2. Steam electrolysis — high-temperature steam electrolysis takes place between around 600-1000°C and requires a third less energy than cold water electrolysis and is therefore expected to be more efficient. Use of lower temperature heat can also increase the electrolysis efficiency, though not as much as in the
600-1000°C range. For instance, initial EDF analysis indicates that using low temperature heat (c. 150-200°C) from UK EPRs to support steam electrolysis will be technically feasible — via heat exchangers to achieve the required operating temperatures — and will offer efficiency benefits over cold water electrolysis. Steam electrolysis is technology available today.

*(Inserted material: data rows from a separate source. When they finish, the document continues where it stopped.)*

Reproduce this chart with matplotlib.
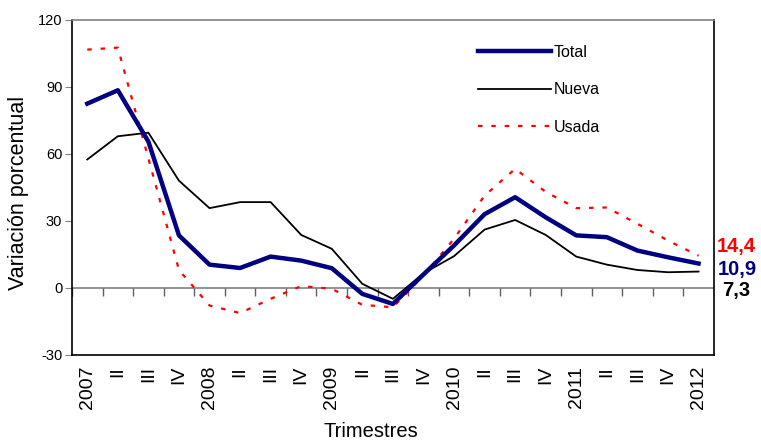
import numpy as np
import matplotlib.pyplot as plt

plt.rcParams['font.family'] = ['Liberation Sans', 'DejaVu Sans']
plt.rcParams['axes.unicode_minus'] = False

# quarters 2007 I .. 2012 I
quarters = ["2007", "II", "III", "IV",
            "2008", "II", "III", "IV",
            "2009", "II", "III", "IV",
            "2010", "II", "III", "IV",
            "2011", "II", "III", "IV",
            "2012"]

total = [82.5, 88.5, 65.5, 23.5, 10.4, 8.9, 14.0, 12.2, 8.8, -2.7, -7.2,
         6.0, 19.0, 33.0, 40.6, 31.6, 23.5, 22.7, 16.7, 13.7, 10.9]
nueva = [57.5, 67.9, 69.5, 48.0, 35.7, 38.4, 38.4, 23.7, 17.5, 1.8, -4.9,
         6.5, 14.2, 26.1, 30.4, 23.7, 14.0, 10.4, 8.0, 7.0, 7.3]
usada = [106.7, 107.6, 58.0, 8.0, -7.9, -11.3, -4.9, 0.8, -0.4, -7.6, -8.7,
         5.5, 22.0, 41.3, 53.3, 43.0, 35.7, 36.0, 28.7, 21.2, 14.4]

end_labels = ["14,4", "10,9", "7,3"]

fig = plt.figure(figsize=(7.61, 4.43), dpi=100)
ax = fig.add_axes([0.0946, 0.199, 0.8434, 0.756])

x = np.arange(len(quarters))
ax.plot(x, total, color='#000080', lw=3.2, label='Total', zorder=4)
ax.plot(x, nueva, color='black', lw=1.3, label='Nueva', zorder=3)
ax.plot(x, usada, color='red', lw=1.6, ls=(0, (2, 4)), label='Usada', zorder=3)

# zero line with category separators
ax.axhline(0, color='#808080', lw=1.2, zorder=1)
ax.vlines(np.arange(len(quarters) + 1) - 0.5, -3.5, 0, color='#606060', lw=1, zorder=1)

ax.set_xlim(-0.5, len(quarters) - 0.5)
ax.set_ylim(-30, 120)
ax.set_yticks(np.arange(-30, 121, 30))
ax.set_xticks(x)
ax.set_xticklabels(quarters, rotation=90, fontsize=14)
ax.tick_params(axis='x', length=0, pad=8)
ax.tick_params(axis='y', labelsize=10.5, length=5, color='#808080', pad=2)

for s in ['left', 'right', 'bottom']:
    ax.spines[s].set_color('black')
    ax.spines[s].set_linewidth(1.2)
ax.spines['top'].set_color('#808080')
ax.spines['top'].set_linewidth(1.2)

fig.text(0.024, 0.565, 'Variación porcentual', rotation=90, ha='center',
         va='center', fontsize=15.5)
fig.text(0.488, 0.004, 'Trimestres', ha='center', va='bottom', fontsize=14.5)

leg = ax.legend(loc='upper left', bbox_to_anchor=(0.61, 0.968), frameon=False,
                fontsize=11.5, handlelength=4.6, handletextpad=0.15,
                labelspacing=1.4)

# end values
ends = [(usada[-1], 'red', 13, 6.5), (total[-1], '#000080', 14, -4.3),
        (nueva[-1], 'black', 17, -13.7)]
for (val, col, dx, dy), txt in zip(ends, end_labels):
    ax.annotate(txt, xy=(x[-1], val), xytext=(dx, dy), textcoords='offset points',
                color=col, fontsize=14.5, fontweight='bold', va='center',
                ha='left', annotation_clip=False)

fig.savefig('out.png', dpi=100)
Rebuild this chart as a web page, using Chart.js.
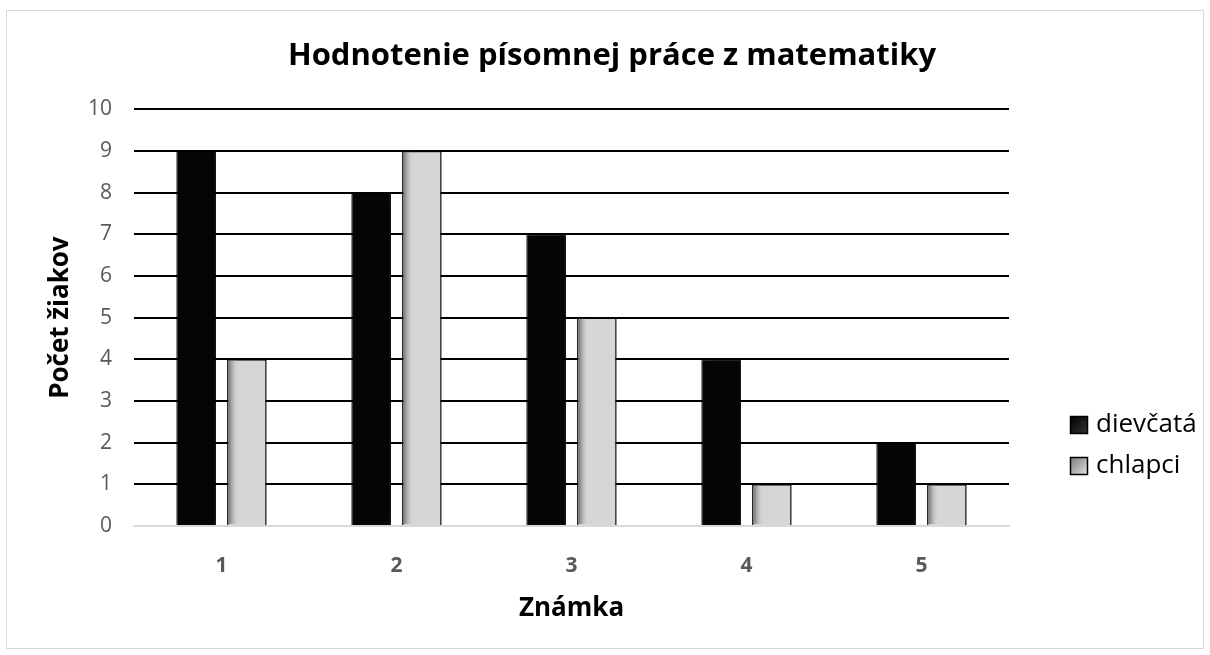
<!DOCTYPE html>
<html>
<head>
<meta charset="utf-8">
<script src="https://cdn.jsdelivr.net/npm/chart.js@4"></script>
<style>
  html, body { margin: 0; padding: 0; background: #fff; }
  #wrap { position: relative; width: 1210px; height: 655px; }
  #frame { position: absolute; left: 6px; top: 10px; width: 1196px; height: 637px; border: 1px solid #d9d9d9; pointer-events: none; }
</style>
</head>
<body>
<div id="wrap">
  <canvas id="gradeChart" width="1210" height="655"></canvas>
  <div id="frame"></div>
</div>
<script>
// Data
const grades = ['1', '2', '3', '4', '5'];
const girls = [9, 8, 7, 4, 2];
const boys = [4, 9, 5, 1, 1];
const seriesNames = ['dievčatá', 'chlapci'];
const yTicks = [0, 1, 2, 3, 4, 5, 6, 7, 8, 9, 10];

const FONT = "'Open Sans', sans-serif";

// soft shadow to the right of the dark bars
const barShadow = {
  id: 'barShadow',
  beforeDatasetDraw(chart, args) {
    if (args.index !== 0) return;
    const ctx = chart.ctx;
    ctx.save();
    ctx.shadowColor = 'rgba(0, 0, 0, 0.6)';
    ctx.shadowOffsetX = 8;
    ctx.shadowOffsetY = 0;
    ctx.shadowBlur = 9;
  },
  afterDatasetDraw(chart, args) {
    if (args.index === 0) chart.ctx.restore();
    if (args.index !== 1) return;
    // darker left edge on the light bars
    const ctx = chart.ctx;
    args.meta.data.forEach(bar => {
      const { x, y, base, width } = bar.getProps(['x', 'y', 'base', 'width'], true);
      const l = x - width / 2 + 1.5;
      const g = ctx.createLinearGradient(l, 0, l + 10, 0);
      g.addColorStop(0, 'rgba(90, 90, 90, 0.8)');
      g.addColorStop(1, 'rgba(214, 214, 214, 0)');
      ctx.fillStyle = g;
      ctx.fillRect(l, y + 1, 10, base - y - 2);
    });
  }
};

// legend drawn on the right, like the original spreadsheet chart
const sideLegend = {
  id: 'sideLegend',
  afterDraw(chart) {
    const ctx = chart.ctx;
    const startY = 425;
    ctx.save();
    ctx.font = '26px ' + FONT;
    ctx.textBaseline = 'middle';
    chart.data.datasets.forEach((ds, i) => {
      const y = startY + i * 41;
      const g = ctx.createLinearGradient(1070, y - 9, 1088, y + 9);
      if (i === 0) {
        g.addColorStop(0, '#000');
        g.addColorStop(1, '#333');
      } else {
        g.addColorStop(0, '#777');
        g.addColorStop(1, '#e6e6e6');
      }
      ctx.fillStyle = g;
      ctx.fillRect(1070, y - 9, 18, 18);
      ctx.strokeStyle = '#000';
      ctx.lineWidth = 1.5;
      ctx.strokeRect(1070.5, y - 8.5, 17, 17);
      ctx.fillStyle = '#000';
      ctx.fillText(ds.label, 1096, y);
    });
    ctx.restore();
  }
};

new Chart(document.getElementById('gradeChart'), {
  type: 'bar',
  data: {
    labels: grades,
    datasets: [
      {
        label: seriesNames[0],
        data: girls,
        backgroundColor: '#050505',
        borderColor: '#000',
        borderWidth: 1,
        barPercentage: 0.78,
        categoryPercentage: 0.58
      },
      {
        label: seriesNames[1],
        data: boys,
        backgroundColor: '#d6d6d6',
        borderColor: '#000',
        borderWidth: 1.5,
        barPercentage: 0.78,
        categoryPercentage: 0.58
      }
    ]
  },
  options: {
    responsive: false,
    animation: false,
    layout: { padding: { left: 14, right: 0, top: 0, bottom: 0 } },
    plugins: {
      legend: { display: false },
      tooltip: { enabled: false },
      title: {
        display: true,
        text: 'Hodnotenie písomnej práce z matematiky',
        color: '#000',
        font: { family: FONT, size: 31, weight: 'bold' },
        padding: { top: 38, bottom: 34 }
      }
    },
    scales: {
      x: {
        afterFit: (scale) => { scale.height = 129; },
        grid: { display: false, drawTicks: false },
        border: { color: '#d9d9d9', width: 2 },
        ticks: {
          color: '#595959',
          padding: 27,
          font: { family: FONT, size: 21, weight: 'bold' }
        },
        title: {
          display: true,
          text: 'Známka',
          color: '#000',
          font: { family: FONT, size: 26, weight: 'bold' },
          padding: { bottom: 31 }
        }
      },
      y: {
        min: 0,
        max: 10,
        afterFit: (scale) => { scale.width = 120; },
        afterBuildTicks: (scale) => { scale.ticks = yTicks.map(v => ({ value: v })); },
        grid: {
          drawTicks: false,
          lineWidth: 2,
          color: (c) => c.tick && c.tick.value === 0 ? '#d9d9d9' : '#000'
        },
        border: { display: false },
        ticks: {
          color: '#595959',
          padding: 22,
          font: { family: FONT, size: 21 }
        },
        title: {
          display: true,
          text: 'Počet žiakov',
          color: '#000',
          font: { family: FONT, size: 26, weight: 'bold' },
          padding: { top: 31 }
        }
      },
      // empty axis on the right that only keeps room for the legend
      legendSpace: {
        position: 'right',
        afterFit: (scale) => { scale.width = 201; },
        grid: { display: false, drawTicks: false },
        border: { display: false },
        ticks: { display: false },
        title: { display: false }
      }
    }
  },
  plugins: [barShadow, sideLegend]
});
</script>
</body>
</html>
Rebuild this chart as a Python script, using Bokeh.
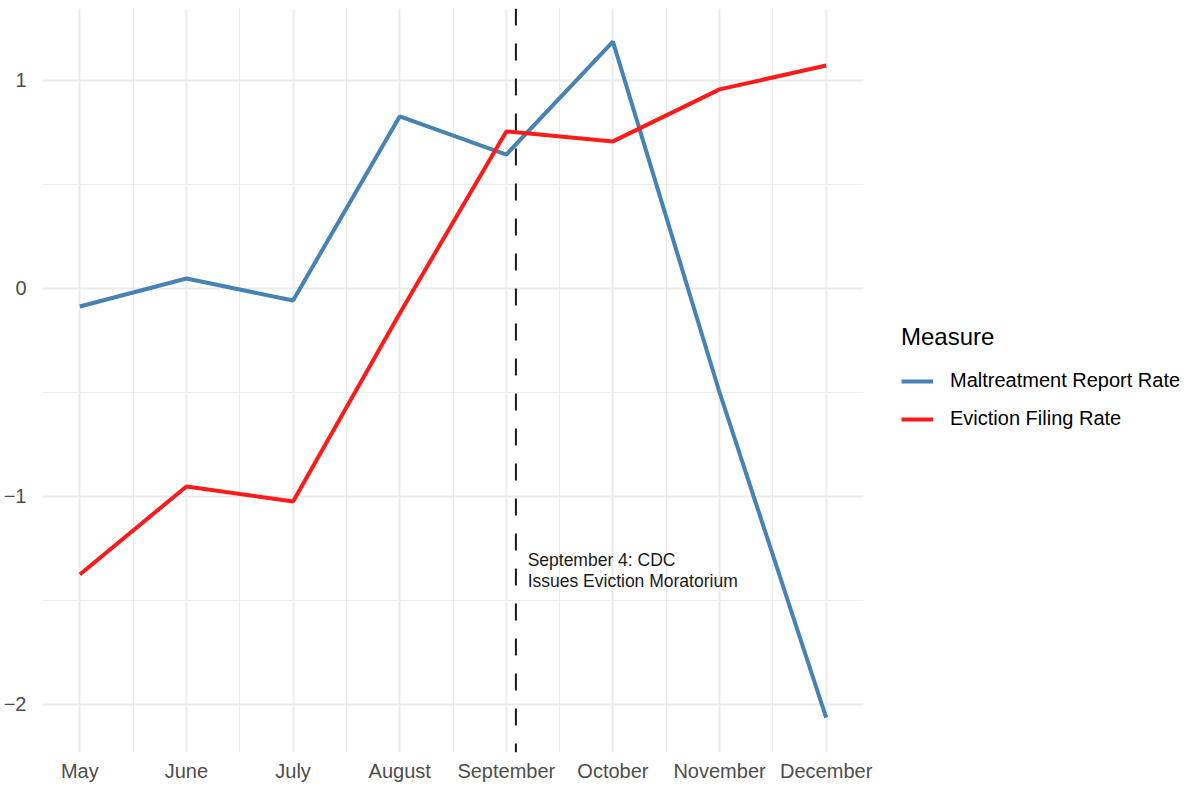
from bokeh.plotting import figure
from bokeh.models import (FixedTicker, Legend, LegendItem, Span, ColumnDataSource, Range1d)
from bokeh.core.properties import value
from bokeh.embed import file_html
from bokeh.resources import INLINE

months = ["May", "June", "July", "August", "September", "October", "November", "December"]
month_pos = [1, 2, 3, 4, 5, 6, 7, 8]
maltreatment = [-0.087, 0.048, -0.058, 0.827, 0.644, 1.187, -0.50, -2.063]
eviction = [-1.375, -0.952, -1.024, -0.12, 0.755, 0.707, 0.957, 1.072]
y_ticks = [-2, -1, 0, 1]
y_tick_labels = ["\u22122", "\u22121", "0", "1"]
moratorium_x = 5.09
note_x = 5.2
note_y = -1.355
note_text = "September 4: CDC\nIssues Eviction Moratorium"

FONT = "Liberation Sans"

p = figure(frame_width=821, frame_height=744, output_backend="svg", toolbar_location=None,
           x_range=Range1d(0.65, 8.35), y_range=Range1d(-2.231, 1.346),
           min_border_left=36, min_border_right=320, min_border_top=8, min_border_bottom=24)
p.outline_line_color = None
p.background_fill_color = "white"
p.border_fill_color = "white"

# axes
p.xaxis.ticker = FixedTicker(ticks=month_pos, minor_ticks=[1.5, 2.5, 3.5, 4.5, 5.5, 6.5, 7.5])
p.xaxis.major_label_overrides = {m: lab for m, lab in zip(month_pos, months)}
p.yaxis.ticker = FixedTicker(ticks=y_ticks, minor_ticks=[-1.5, -0.5, 0.5])
p.yaxis.major_label_overrides = {t: lab for t, lab in zip(y_ticks, y_tick_labels)}
for ax in (p.xaxis, p.yaxis):
    ax.axis_line_color = None
    ax.major_tick_line_color = None
    ax.minor_tick_line_color = None
    ax.major_label_text_font = FONT
    ax.major_label_text_font_size = "20px"
    ax.major_label_text_color = "#4D4D4D"
p.xaxis.major_label_standoff = 1
p.yaxis.major_label_standoff = 10

# grid
for g in (p.xgrid, p.ygrid):
    g.grid_line_color = "#EBEBEB"
    g.grid_line_width = 2
    g.minor_grid_line_color = "#EBEBEB"
    g.minor_grid_line_width = 1

src = ColumnDataSource(dict(x=month_pos, m=maltreatment, e=eviction))
r1 = p.line("x", "m", source=src, line_color="#4682B4", line_width=4)
r2 = p.line("x", "e", source=src, line_color="#FF1A1A", line_width=4)

vline = Span(location=moratorium_x, dimension="height", line_color="#1A1A1A",
             line_width=2, line_dash="17 18")
p.add_layout(vline)

p.text(x=[note_x], y=[note_y], text=[note_text], text_font=value(FONT),
       text_font_size="17.5px", text_color="#1A1A1A", text_align="left",
       text_baseline="middle", text_line_height=1.05)

legend = Legend(items=[LegendItem(label="Maltreatment Report Rate", renderers=[r1]),
                       LegendItem(label="Eviction Filing Rate", renderers=[r2])],
                location=(38, 322), title="Measure")
legend.title_text_font = FONT
legend.title_text_font_size = "24px"
legend.title_text_color = "black"
legend.title_text_font_style = "normal"
legend.title_standoff = 18
legend.label_text_font = FONT
legend.label_text_font_size = "20px"
legend.label_text_color = "black"
legend.glyph_width = 32
legend.glyph_height = 20
legend.label_height = 20
legend.label_standoff = 17
legend.spacing = 15
legend.padding = 0
legend.margin = 0
legend.border_line_color = None
legend.background_fill_alpha = 0
p.add_layout(legend, "right")

open("out.html", "w").write(file_html(p, INLINE))
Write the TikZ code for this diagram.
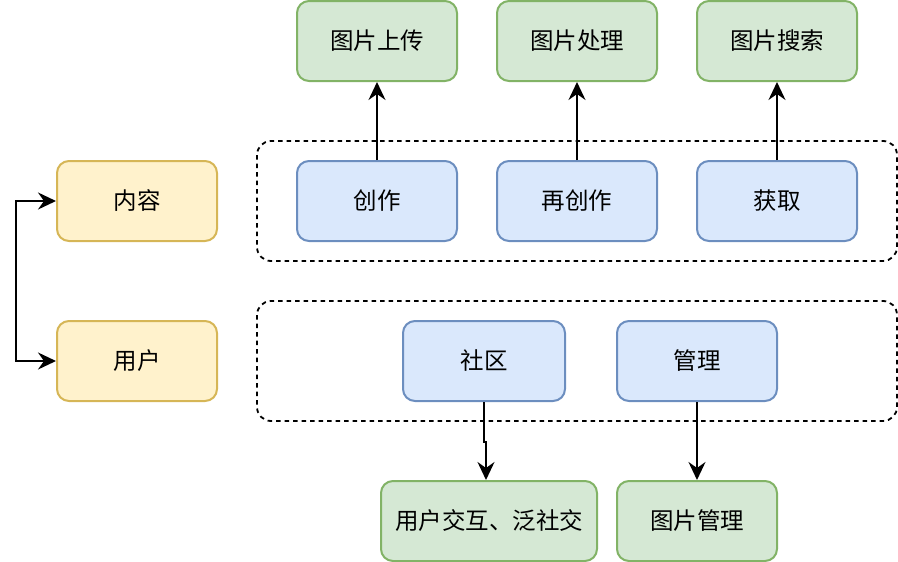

3. Thermochemical water splitting — heat between 600-900°C produced by an advanced modular reactor (AMR) in the presence of chemical catalysts can be used to cause water to split into hydrogen and oxygen. The current generation of reactors do not produce temperatures high enough for this process. The UK government has, however, recognised that AMRs “could operate at over 800°C and the high-grade heat could unlock efficient production of hydrogen.” AMRs could both produce clean power and clean hydrogen simultaneously.
4. Reforming fossil fuels — waste heat from nuclear power could provide the high temperatures for the steam reforming process instead of fossil fuels, but as carbon dioxide is released, this would need to be accompanied by carbon capture and storage.